Not that Henninger or any of the corporate journals who cover the world of politics will every see this or, seeing it, will name it for what it is. Blame the people, blame the president or congress, blame anyone but yourself. Donald Trump and Bernie Sanders are not the problem - they are proof that human beings still exist in the land of the free, and God willing they'll keep on breaking out of the box.

Breaking out of the box
Program Director: Take 2, cue Howard. 
Beale: I don't have to tell you things are bad. Everybody knows things are bad. It's a depression. Everybody's out of work or scared of losing their job. The dollar buys a nickel's worth; banks are going bust; shopkeepers keep a gun under the counter; punks are running wild in the street, and there's nobody anywhere who seems to know what to do, and there's no end to it. 
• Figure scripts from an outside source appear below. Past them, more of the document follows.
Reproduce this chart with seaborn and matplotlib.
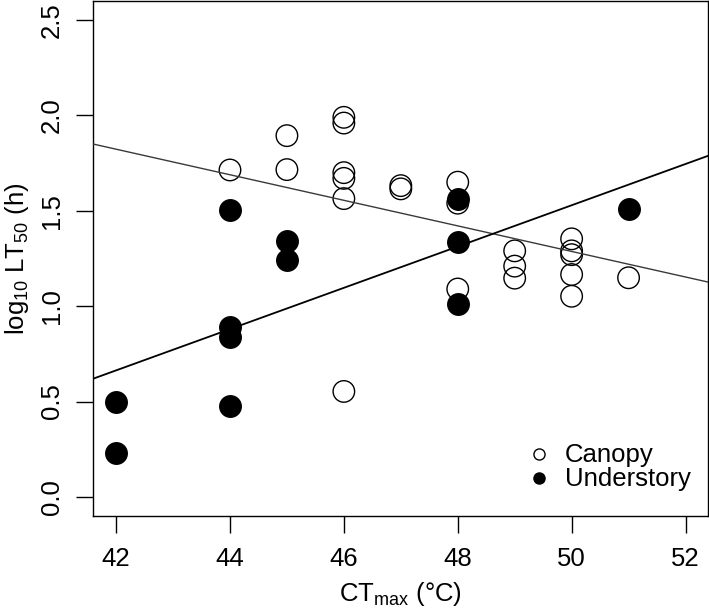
import numpy as np
import pandas as pd
import matplotlib
matplotlib.use("Agg")
import matplotlib.pyplot as plt
from matplotlib.lines import Line2D
import seaborn as sns

# values
canopy_ct = [44, 45, 45, 46, 46, 46, 46, 46, 46, 47, 47, 48, 48, 48,
             49, 49, 49, 50, 50, 50, 50, 50, 51]
canopy_lt = [1.714, 1.894, 1.716, 1.99, 1.96, 1.70, 1.67, 1.564, 0.553, 1.632, 1.615,
             1.65, 1.54, 1.09, 1.29, 1.21, 1.147, 1.353, 1.29, 1.27, 1.166, 1.052, 1.149]
under_ct = [42, 42, 44, 44, 44, 44, 45, 45, 48, 48, 48, 51]
under_lt = [0.50, 0.23, 1.505, 0.89, 0.84, 0.475, 1.344, 1.24, 1.56, 1.335, 1.01, 1.51]

# fitted lines as drawn in the reference (intercept, slope)
canopy_fit = (4.637, -0.0670)
under_fit = (-3.881, 0.1082)

canopy = pd.DataFrame({"CTmax": canopy_ct, "LT50": canopy_lt})
under = pd.DataFrame({"CTmax": under_ct, "LT50": under_lt})

sns.set_style("ticks")
plt.rcParams["font.family"] = ["Liberation Sans", "DejaVu Sans"]
plt.rcParams["font.size"] = 18.5
plt.rcParams["text.color"] = "black"
plt.rcParams["axes.labelcolor"] = "black"
plt.rcParams["xtick.color"] = "black"
plt.rcParams["ytick.color"] = "black"

fig = plt.figure(figsize=(7.09, 6.08), dpi=100)
ax = fig.add_axes([0.1316, 0.1513, 0.8674, 0.8471])

# open circles first, filled on top
sns.scatterplot(data=canopy, x="CTmax", y="LT50", ax=ax, marker="o", s=240,
                facecolor="none", edgecolor="black", linewidth=1.0, zorder=3)
sns.scatterplot(data=under, x="CTmax", y="LT50", ax=ax, marker="o", s=240,
                color="black", edgecolor="black", linewidth=1.0, zorder=4)

b0, b1 = canopy_fit
ax.axline((0, b0), slope=b1, color="#3a3a3a", lw=1.0, zorder=5)
b0, b1 = under_fit
ax.axline((0, b0), slope=b1, color="black", lw=1.3, zorder=5)

ax.set_xlim(41.6, 52.4)
ax.set_ylim(-0.1, 2.6)

ax.set_xticks(np.arange(42, 53, 2))
ax.set_yticks(np.arange(0, 2.51, 0.5))
ax.set_yticklabels([f"{v:.1f}" for v in np.arange(0, 2.51, 0.5)], rotation=90, va="center")
ax.tick_params(axis="both", length=12.2, width=1.0, color="black", labelcolor="black",
               labelsize=18.5)
ax.tick_params(axis="x", pad=10)
ax.tick_params(axis="y", pad=9)
for sp in ax.spines.values():
    sp.set_visible(True)
    sp.set_linewidth(1.0)
    sp.set_color("black")

ax.set_xlabel(r"CT$\mathregular{_{max}}$ (°C)", fontsize=18.5)
ax.set_ylabel(r"log$\mathregular{_{10}}$ LT$\mathregular{_{50}}$ (h)", fontsize=18.5)
ax.xaxis.set_label_coords(0.5, -0.124)
ax.yaxis.set_label_coords(-0.101, 0.5)

handles = [
    Line2D([], [], marker="o", linestyle="none", markersize=8, markerfacecolor="white",
           markeredgecolor="black", markeredgewidth=1.0, label="Canopy"),
    Line2D([], [], marker="o", linestyle="none", markersize=8, markerfacecolor="black",
           markeredgecolor="black", markeredgewidth=1.0, label="Understory"),
]
ax.legend(handles=handles, loc="center left", bbox_to_anchor=(0.7036, 0.0942),
          frameon=False, fontsize=18.5, handlelength=1.0, handletextpad=0.5,
          borderpad=0, borderaxespad=0, labelspacing=0.0)

fig.savefig("out.png", dpi=100)
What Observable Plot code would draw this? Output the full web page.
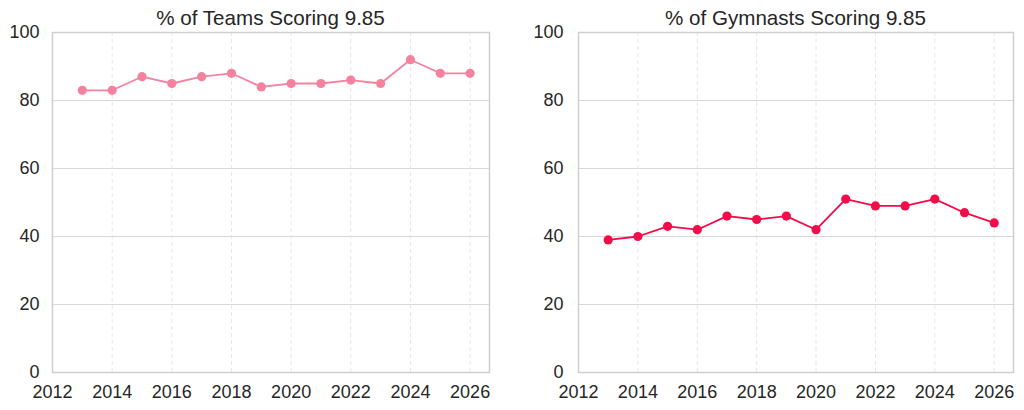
<!DOCTYPE html>
<html>
<head>
<meta charset="utf-8">
<script src="https://cdn.jsdelivr.net/npm/d3@7"></script>
<script src="https://cdn.jsdelivr.net/npm/@observablehq/plot@0.6"></script>
<style>
  html, body { margin: 0; padding: 0; background: #fff; }
  body { width: 1024px; height: 410px; overflow: hidden; font-family: "Liberation Sans", Arial, sans-serif; }
  #wrap { display: flex; width: 1024px; }
  .panel { width: 512px; }
  .panel svg { overflow: visible; }
  .title { height: 28px; line-height: 28px; font-size: 20.6px; color: #262626; text-align: center; position: relative; top: 4px; white-space: nowrap; }
</style>
</head>
<body>
<div id="wrap"></div>
<script>
const years = [2013, 2014, 2015, 2016, 2017, 2018, 2019, 2020, 2021, 2022, 2023, 2024, 2025, 2026];
const teamsPct = [83, 83, 87, 85, 87, 88, 84, 85, 85, 86, 85, 92, 88, 88];
const gymnastsPct = [39, 40, 43, 42, 46, 45, 46, 42, 51, 49, 49, 51, 47, 44];
const xTicks = [2012, 2014, 2016, 2018, 2020, 2022, 2024, 2026];
const yTicks = [0, 20, 40, 60, 80, 100];
const titles = ["% of Teams Scoring 9.85", "% of Gymnasts Scoring 9.85"];
const colors = ["#f4829f", "#f20c49"];

const panels = [
  {title: titles[0], values: teamsPct, color: colors[0], ml: 52, mr: 23, pad: 13},
  {title: titles[1], values: gymnastsPct, color: colors[1], ml: 66, mr: 11, pad: 15}
];

const wrap = document.getElementById("wrap");
for (const p of panels) {
  const data = years.map((y, i) => ({year: y, value: p.values[i]}));
  const div = document.createElement("div");
  div.className = "panel";
  const t = document.createElement("div");
  t.className = "title";
  t.style.paddingLeft = p.ml + "px";
  t.style.paddingRight = p.mr + "px";
  t.textContent = p.title;
  div.appendChild(t);
  const chart = Plot.plot({
    width: 512,
    height: 382,
    marginTop: 4,
    marginBottom: 38,
    marginLeft: p.ml,
    marginRight: p.mr,
    style: {fontSize: "18px", fontFamily: "'Liberation Sans', Arial, sans-serif", color: "#262626", background: "#fff", overflow: "visible"},
    x: {domain: [2012, 2026.65], ticks: xTicks, tickFormat: d => String(d), label: null},
    y: {domain: [0, 100], ticks: yTicks, label: null},
    marks: [
      Plot.ruleX(xTicks.slice(1), {stroke: "#e6e6e6", strokeWidth: 1, strokeDasharray: "4,3"}),
      Plot.ruleY(yTicks, {stroke: "#d8d8d8", strokeWidth: 1.2}),
      Plot.frame({stroke: "#cfcfcf", strokeWidth: 1.5}),
      Plot.axisX({ticks: xTicks, tickSize: 0, tickPadding: 13, tickFormat: d => String(d), label: null}),
      Plot.axisY({ticks: yTicks, tickSize: 0, tickPadding: p.pad, label: null}),
      Plot.line(data, {x: "year", y: "value", stroke: p.color, strokeWidth: 1.8}),
      Plot.dot(data, {x: "year", y: "value", fill: p.color, r: 4.6})
    ]
  });
  div.appendChild(chart);
  wrap.appendChild(div);
}
</script>
</body>
</html>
We know the air is unfit to breathe and our food is unfit to eat. And we sit watching our TVs while some local newscaster tells us that today we had fifteen homicides and sixty-three violent crimes, as if that's the way it's supposed to be! 
We all know things are bad -- worse than bad -- they're crazy. 
It's like everything everywhere is going crazy, so we don't go out any more. We sit in the house, and slowly the world we're living in is getting smaller, and all we say is, "Please, at least leave us alone in our living rooms. Let me have my toaster and my TV and my steel-belted radials, and I won't say anything. Just leave us alone." 
Well, I'm not going to leave you alone.
I want you to get mad!
I don't want you to protest. I don't want you to riot. I don't want you to write to your Congressman, because I wouldn't know what to tell you to write. I don't know what to do about the depression and the inflation and the Russians and the crime in the street.
All I know is that first, you've got to get mad. 
You've gotta say, "I'm a human being, goddammit! My life has value!" 
So, I want you to get up now. I want all of you to get up out of your chairs. I want you to get up right now and go to the window, open it, and stick your head out and yell, "I'm as mad as hell, and I'm not going to take this anymore!!"